From 27c4c6a3b1db0a938c0b568319cf8408065d68d0 Mon Sep 17 00:00:00 2001
From: Michael McCandless
Date: Sat, 18 Aug 2007 23:15:14 +0000
Subject: [PATCH] LUCENE-985: throw clearer exception when term is too long (>
16383 chars)
git-svn-id: https://svn.apache.org/repos/asf/lucene/java/trunk@567338 13f79535-47bb-0310-9956-ffa450edef68
---
CHANGES.txt | 5 ++++
.../apache/lucene/index/DocumentsWriter.java | 5 +++-
.../org/apache/lucene/index/IndexWriter.java | 4 ++++
.../apache/lucene/index/TestIndexWriter.java | 23 +++++++++++++++++++
4 files changed, 36 insertions(+), 1 deletion(-)
diff --git a/CHANGES.txt b/CHANGES.txt
index 131e43bcbf5..98f3270964a 100644
--- a/CHANGES.txt
+++ b/CHANGES.txt
@@ -76,6 +76,11 @@ Bug fixes
close any streams they had opened if an exception is hit in the
constructor. (Ning Li via Mike McCandless)
+12. LUCENE-985: If an extremely long term is in a doc (> 16383 chars),
+ we now throw an IllegalArgumentException saying the term is too
+ long, instead of cryptic ArrayIndexOutOfBoundsException. (Karl
+ Wettin via Mike McCandless)
+
New features
1. LUCENE-906: Elision filter for French.
diff --git a/src/java/org/apache/lucene/index/DocumentsWriter.java b/src/java/org/apache/lucene/index/DocumentsWriter.java
index bf002099ca7..acf8a8a21c6 100644
--- a/src/java/org/apache/lucene/index/DocumentsWriter.java
+++ b/src/java/org/apache/lucene/index/DocumentsWriter.java
@@ -1452,8 +1452,11 @@ final class DocumentsWriter {
p = postingsFreeList[--postingsFreeCount];
final int textLen1 = 1+tokenTextLen;
- if (textLen1 + charPool.byteUpto > CHAR_BLOCK_SIZE)
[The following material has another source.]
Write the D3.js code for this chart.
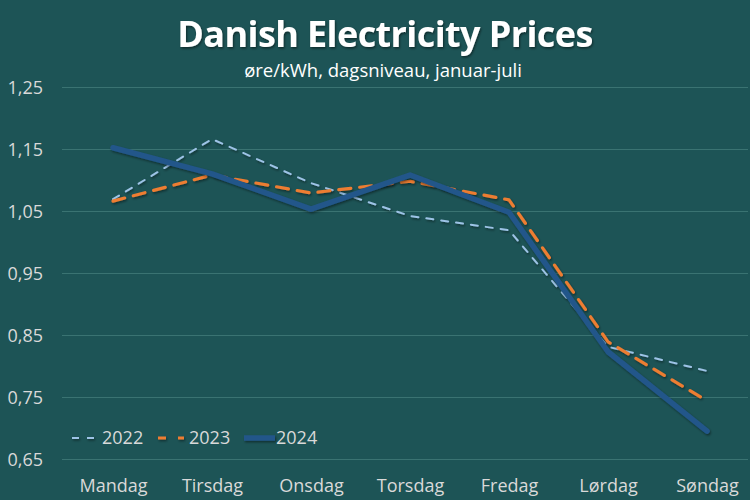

+ if (textLen1 + charPool.byteUpto > CHAR_BLOCK_SIZE) {
+ if (textLen1 > CHAR_BLOCK_SIZE)
+ throw new IllegalArgumentException("term length " + tokenTextLen + " exceeds max term length " + (CHAR_BLOCK_SIZE-1));
charPool.nextBuffer();
+ }
final char[] text = charPool.buffer;
final int textUpto = charPool.byteUpto;
p.textStart = textUpto + charPool.byteOffset;
diff --git a/src/java/org/apache/lucene/index/IndexWriter.java b/src/java/org/apache/lucene/index/IndexWriter.java
index 7cb68faf7e3..60244bb78df 100644
--- a/src/java/org/apache/lucene/index/IndexWriter.java
+++ b/src/java/org/apache/lucene/index/IndexWriter.java
@@ -1091,6 +1091,10 @@ public class IndexWriter {
* temporary space usage) then the maximum free disk space
* required is the same as {@link #optimize}.
*
+ * Note that each term in the document can be no longer
+ * than 16383 characters, otherwise an
+ * IllegalArgumentException will be thrown.
+ *
* @throws CorruptIndexException if the index is corrupt
* @throws IOException if there is a low-level IO error
*/
diff --git a/src/test/org/apache/lucene/index/TestIndexWriter.java b/src/test/org/apache/lucene/index/TestIndexWriter.java
index 2fb599bbcfc..39a8f585420 100644
--- a/src/test/org/apache/lucene/index/TestIndexWriter.java
+++ b/src/test/org/apache/lucene/index/TestIndexWriter.java
@@ -25,6 +25,7 @@ import java.util.Random;
import junit.framework.TestCase;
import org.apache.lucene.analysis.WhitespaceAnalyzer;
+import org.apache.lucene.analysis.standard.StandardAnalyzer;
import org.apache.lucene.document.Document;
import org.apache.lucene.document.Field;
import org.apache.lucene.index.IndexReader;
@@ -490,6 +491,28 @@ public class TestIndexWriter extends TestCase
}
}
+ /**
+ * Make sure we get a friendly exception for a wicked
+ * long term.
+ */
+ public void testWickedLongTerm() throws IOException {
+ RAMDirectory dir = new RAMDirectory();
+ IndexWriter writer = new IndexWriter(dir, new StandardAnalyzer(), true);
+
+ char[] chars = new char[16384];
+ Arrays.fill(chars, 'x');
+ Document doc = new Document();
+ String contents = "a b c " + new String(chars);
+ doc.add(new Field("content", contents, Field.Store.NO, Field.Index.TOKENIZED));
+ try {
+ writer.addDocument(doc);
+ fail("did not hit expected exception");
+ } catch (IllegalArgumentException e) {
+ }
+ writer.close();
+ dir.close();
+ }
+
/**
* Make sure optimize doesn't use any more than 1X
* starting index size as its temporary free space